In the succeeding pages, these elements will be the basis for analyzing Fur Elise. Fur Elise is divided into three sections- A, B and C. However, A is repeated so it becomes A-B-A-C-A. Section A, and throughout the piece, has a rhythmic fluency of 3/8. The tempo is poco moto, which means little motion. It also has a pp or Pianissimo which means soft. Thus, the first section is played rather softly and slow yet fluid motion. Fur Elise has a right hand theme with arpeggios in the left hand. Arpeggio is playing of a chord with notes sounding in succession. See illustration below.

Fur Elise (Beethoven, 1967). Regarding its melody, section A is built on a short motive. This means that section A is used as a foundation for greater melody which comes in Section B. Since Section A is repeated, the structure of melody is repetition, where melody is repeated exactly. This is evinced by the repetition of first 4 bars. The bars are essentially repeated 15 times so if one learns just 4 bars, one will be able to play at least 50% of the piece. Fur Elise has a total of 124 full bars. See illustration below to see sample of this repetition.
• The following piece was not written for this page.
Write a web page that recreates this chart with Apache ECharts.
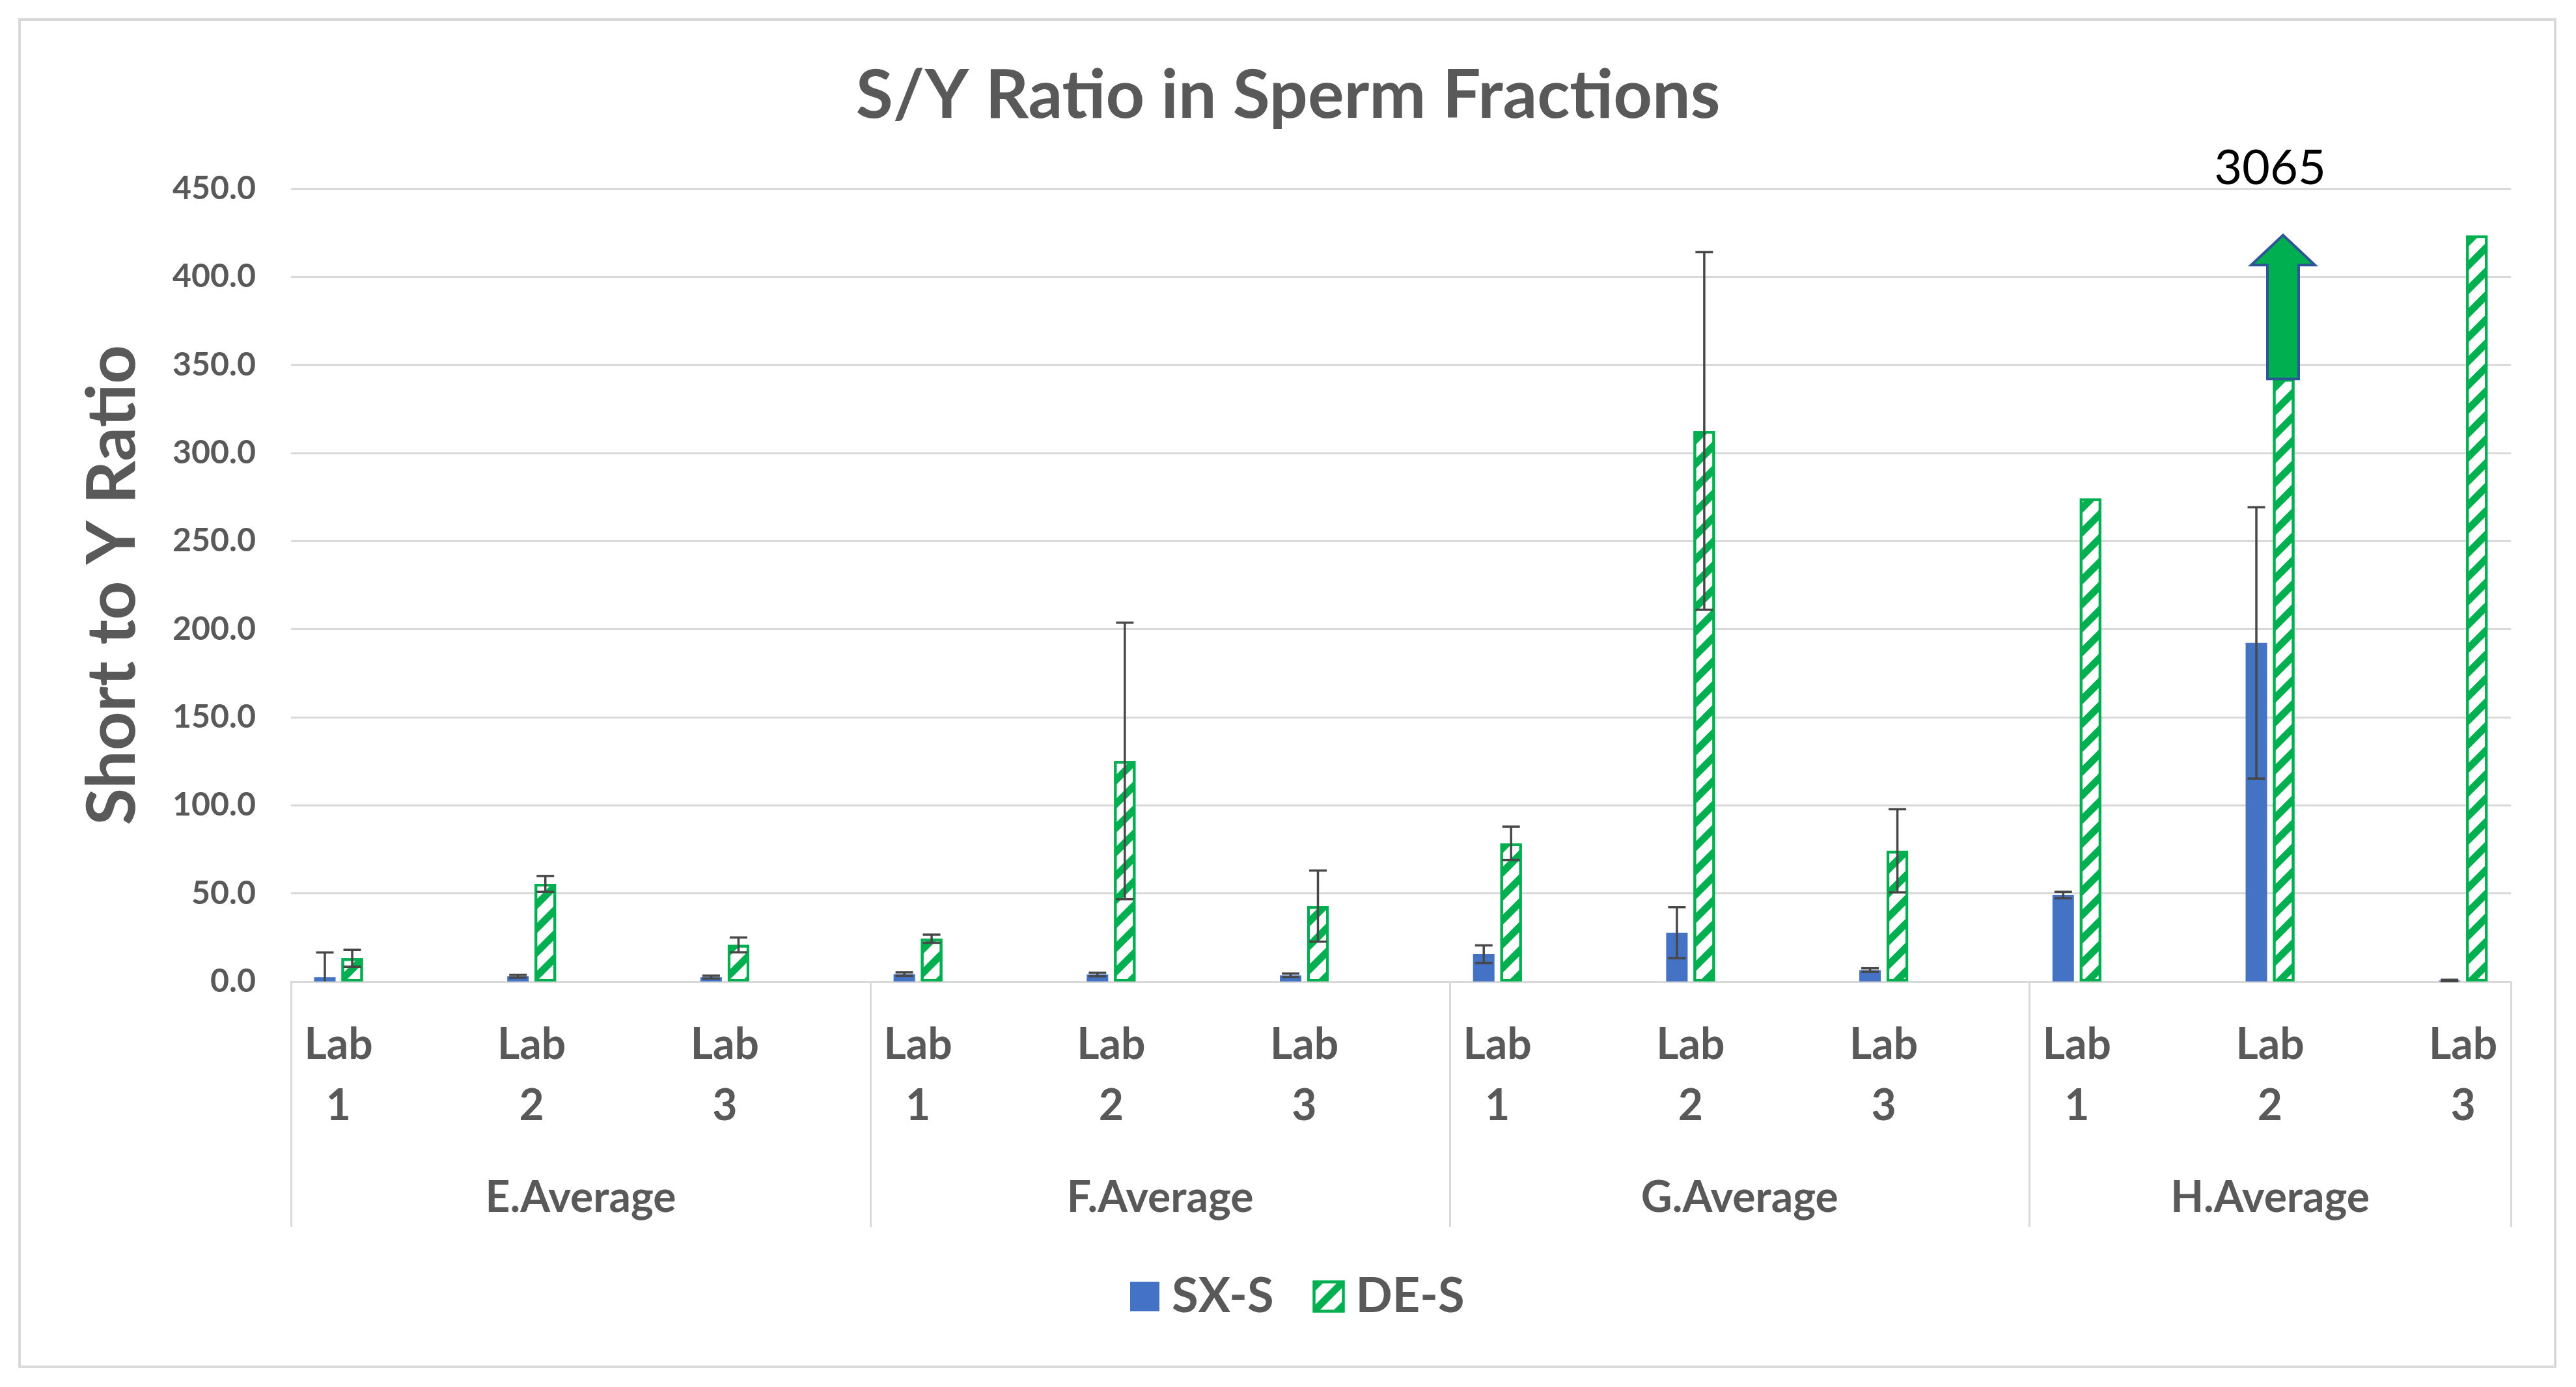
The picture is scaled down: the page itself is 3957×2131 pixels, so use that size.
<!DOCTYPE html>
<html>
<head>
<meta charset="utf-8">
<script src="https://cdn.jsdelivr.net/npm/echarts@6/dist/echarts.min.js"></script>
<style>
html,body{margin:0;padding:0;background:#fff;}
#chart{width:3957px;height:2131px;}
</style>
</head>
<body>
<div id="chart"></div>
<script>
// ---------------- DATA ----------------
const groups = ['E.Average', 'F.Average', 'G.Average', 'H.Average'];
const labs = ['Lab\n1', 'Lab\n2', 'Lab\n3'];
const categories = groups.flatMap(g => labs.map(l => l));
const seriesNames = ['SX-S', 'DE-S'];
const sxValues = [2.5, 3.0, 2.5, 4.2, 4.0, 3.5, 15.5, 27.7, 6.5, 49.1, 192.2, 0.6];
const sxErrors = [14.0, 0.8, 0.8, 1.0, 1.0, 1.0, 5.0, 14.5, 1.0, 1.8, 77.0, 0.4];
const deValues = [13.2, 55.4, 20.8, 24.3, 125.2, 42.8, 78.4, 312.5, 74.2, 274.2, 3065, 423.5];
const deErrors = [4.8, 4.5, 4.2, 2.3, 78.5, 20.2, 9.5, 101.5, 23.6, null, null, null];
const yMin = 0, yMax = 450, yStep = 50;
const breakAt = 342;            // off-scale bar is drawn broken at this value

// ---------------- LAYOUT / STYLE ----------------
const W = 3957, H = 2131;
const plotLeft = 447, plotRight = 3857, plotTop = 290, plotBottom = 1508;
const catW = 296.7;
const barsLeft = 520 - catW / 2;
const nCat = categories.length;
const groupMax = (plotRight - plotLeft) / catW;
const textGray = '#595959';
const gridGray = '#D9D9D9';
const blue = '#4472C4';
const green = '#00B050';
const font = 'Lato';
const barW = 33, barGapPx = 9;
const offs = [-(barW + barGapPx) / 2, (barW + barGapPx) / 2];

const errData = [];
sxValues.forEach((v, i) => { if (sxErrors[i] != null) errData.push([i, 0, v - sxErrors[i], v + sxErrors[i]]); });
deValues.forEach((v, i) => { if (deErrors[i] != null) errData.push([i, 1, v - deErrors[i], v + deErrors[i]]); });

const overflow = [];
deValues.forEach((v, i) => { if (v > yMax) overflow.push([i, breakAt, v]); });

const hatch = {
  symbol: 'rect', symbolSize: 1,
  dashArrayX: [1, 0], dashArrayY: [11, 15],
  rotation: -Math.PI / 4, color: green
};

const chart = echarts.init(document.getElementById('chart'), null, { renderer: 'canvas' });

const option = {
  backgroundColor: '#fff',
  animation: false,
  textStyle: { fontFamily: font },
  title: {
    text: 'S/Y Ratio in Sperm Fractions',
    left: 'center', top: 90,
    textStyle: { fontFamily: font, fontSize: 104, fontWeight: 'bold', color: textGray }
  },
  legend: {
    data: [
      { name: 'SX-S' },
      { name: 'DE-S', itemStyle: { color: '#fff', borderColor: green, borderWidth: 4, decal: hatch } }
    ],
    left: 1731, top: 1950,
    itemWidth: 45, itemHeight: 45, itemGap: 60,
    icon: 'rect',
    textStyle: { fontFamily: font, fontSize: 74, fontWeight: 'bold', color: textGray, padding: [0, 0, 0, 14] }
  },
  graphic: [{
    type: 'rect', z: -10, silent: true,
    shape: { x: 30, y: 30, width: 3895, height: 2070 },
    style: { fill: 'none', stroke: gridGray, lineWidth: 4 }
  }],
  grid: [
    { left: plotLeft, right: W - plotRight, top: plotTop, bottom: H - plotBottom, containLabel: false },
    { left: barsLeft, width: catW * nCat, top: plotTop, bottom: H - plotBottom, containLabel: false }
  ],
  xAxis: [
    {
      type: 'value', gridIndex: 0, min: 0, max: groupMax,
      splitLine: { show: false },
      axisLine: { show: true, lineStyle: { color: gridGray, width: 3 } },
      axisTick: { show: true, customValues: [0, 3, 6, 9, groupMax], length: 377, lineStyle: { color: gridGray, width: 3 } },
      axisLabel: {
        customValues: [1.5, 4.5, 7.5, (9 + groupMax) / 2],
        formatter: v => groups[Math.min(3, Math.floor(v / 3))],
        margin: 300, fontFamily: font, fontSize: 66, fontWeight: 'bold', color: textGray
      }
    },
    {
      type: 'category', gridIndex: 1, data: categories,
      axisLine: { show: false }, axisTick: { show: false },
      axisLabel: { interval: 0, margin: 51, lineHeight: 94, fontFamily: font, fontSize: 66, fontWeight: 'bold', color: textGray }
    }
  ],
  yAxis: [
    {
      type: 'value', gridIndex: 0, min: yMin, max: yMax, interval: yStep,
      name: 'Short to Y Ratio', nameLocation: 'middle', nameGap: 222,
      nameTextStyle: { fontFamily: font, fontSize: 104, fontWeight: 'bold', color: textGray },
      axisLine: { show: false }, axisTick: { show: false },
      splitLine: { show: true, lineStyle: { color: gridGray, width: 3 } },
      axisLabel: { formatter: v => v.toFixed(1), margin: 54, fontFamily: font, fontSize: 50, fontWeight: 'bold', color: textGray }
    },
    { type: 'value', gridIndex: 1, min: yMin, max: yMax, interval: yStep, show: false, splitLine: { show: false } }
  ],
  series: [
    {
      name: 'SX-S', type: 'bar', xAxisIndex: 1, yAxisIndex: 1,
      data: sxValues, barWidth: barW, barGap: (barGapPx / barW * 100) + '%',
      itemStyle: { color: blue }, z: 3
    },
    {
      name: 'DE-S', type: 'bar', xAxisIndex: 1, yAxisIndex: 1,
      data: deValues.map(v => (v > yMax ? breakAt : v)), barWidth: barW,
      itemStyle: { color: '#fff', borderColor: green, borderWidth: 4, decal: hatch }, z: 3
    },
    {
      name: 'errors', type: 'custom', xAxisIndex: 1, yAxisIndex: 1, z: 5,
      data: errData, silent: true,
      renderItem: (params, api) => {
        const i = api.value(0), s = api.value(1);
        const lo = Math.max(api.value(2), yMin), hi = api.value(3);
        const x = api.coord([i, 0])[0] + offs[s];
        const yHi = api.coord([i, hi])[1];
        const yLo = api.coord([i, lo])[1];
        const st = { stroke: '#474747', lineWidth: 3.5 };
        const kids = [
          { type: 'line', shape: { x1: x, y1: yHi, x2: x, y2: yLo }, style: st },
          { type: 'line', shape: { x1: x - 13.5, y1: yHi, x2: x + 13.5, y2: yHi }, style: st }
        ];
        if (api.value(2) >= yMin) kids.push({ type: 'line', shape: { x1: x - 13.5, y1: yLo, x2: x + 13.5, y2: yLo }, style: st });
        return { type: 'group', children: kids };
      }
    },
    {
      name: 'overflow', type: 'custom', xAxisIndex: 1, yAxisIndex: 1, z: 6,
      data: overflow, silent: true,
      renderItem: (params, api) => {
        const i = api.value(0);
        const base = api.coord([i, api.value(1)]);
        const cx = base[0] + offs[1] - 1;
        const by = base[1];
        const tipY = by - 221, headY = tipY + 46;
        const sw = 24, hw = 49;
        return {
          type: 'group',
          children: [
            {
              type: 'polygon',
              shape: { points: [[cx - sw, by], [cx - sw, headY], [cx - hw, headY], [cx, tipY], [cx + hw, headY], [cx + sw, headY], [cx + sw, by]] },
              style: { fill: green, stroke: '#2F5597', lineWidth: 4 }
            },
            {
              type: 'text',
              style: { text: String(api.value(2)), x: base[0], y: tipY - 102, align: 'center', verticalAlign: 'middle', fontFamily: font, fontSize: 74, fill: '#000' }
            }
          ]
        };
      }
    }
  ]
};
chart.setOption(option);
</script>
</body>
</html>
Fur Elise (Beethoven, 1967).

The first part is in the key of A minor. Minor scales are often used to denote a sad quality. Notice that the first part is like that. It is played softly and slowly, as if to introduce a poignant mood. Section A’s harmony is in A minor. It has a single pitch. Its texture or how the melody is presented is monophonic. This means that Section A has a single melody line. Section B starts on an upbeat rhythm. It has a stark difference from Section A. Its beat is dolce, meaning sweet. Its tempo is faster than Section A while still maintaining the same meter.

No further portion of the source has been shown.